Ces considérations esquissent en filigrane une ébauche de programme 
  de travail pour mettre en place des filières de commerce équitable 
  en France. Elles laissent de côté les questions pratiques, dont 
  l’importance et la complexité sont reconnues, comme l’organisation 
  du contrôle, le choix des filières de distribution ou des échelles 
  géographiques. Mais il semble essentiel d’aborder les questions 
  de fond dès la mise en chantier d’une réflexion.
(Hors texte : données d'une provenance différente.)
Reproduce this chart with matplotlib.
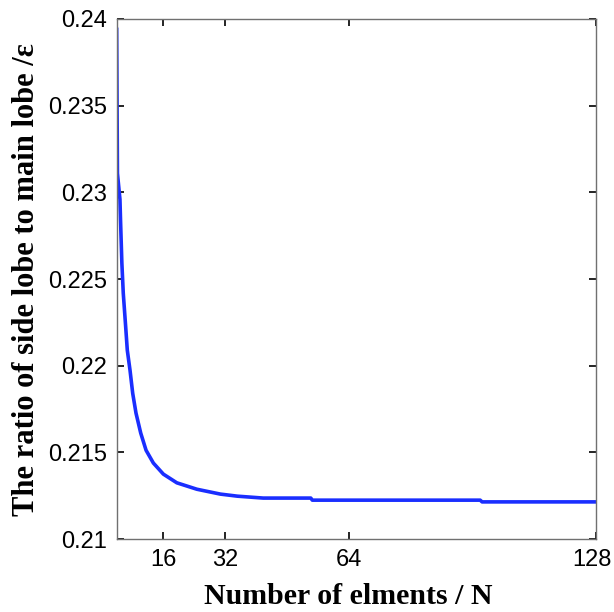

Trois dimensions 
  devraient être traitées en parallèle
  - réfléchir à ce qui donne légitimité à 
  des agriculteurs (lesquels ?) pour revendiquer la mise en place de circuits 
  équitables ;
  - formaliser la contre-partie que peuvent apporter ces agriculteurs aux citoyens 
  consommateurs, à la fois sur le plan pratique, sur le plan symbolique 
  et en termes d’ambition politique ; le facteur « proximité 
  » décliné dans toute sa richesse peut être un point 
  de départ ;
  - motiver des acteurs extérieurs à l’agriculture sur une 
  telle démarche et mettre en place des espaces communs de réflexion, 
  de concertation et d’action ; de façon pragmatique, il s’agit 
  de construire un jeu d’alliances (avec qui, pourquoi ?).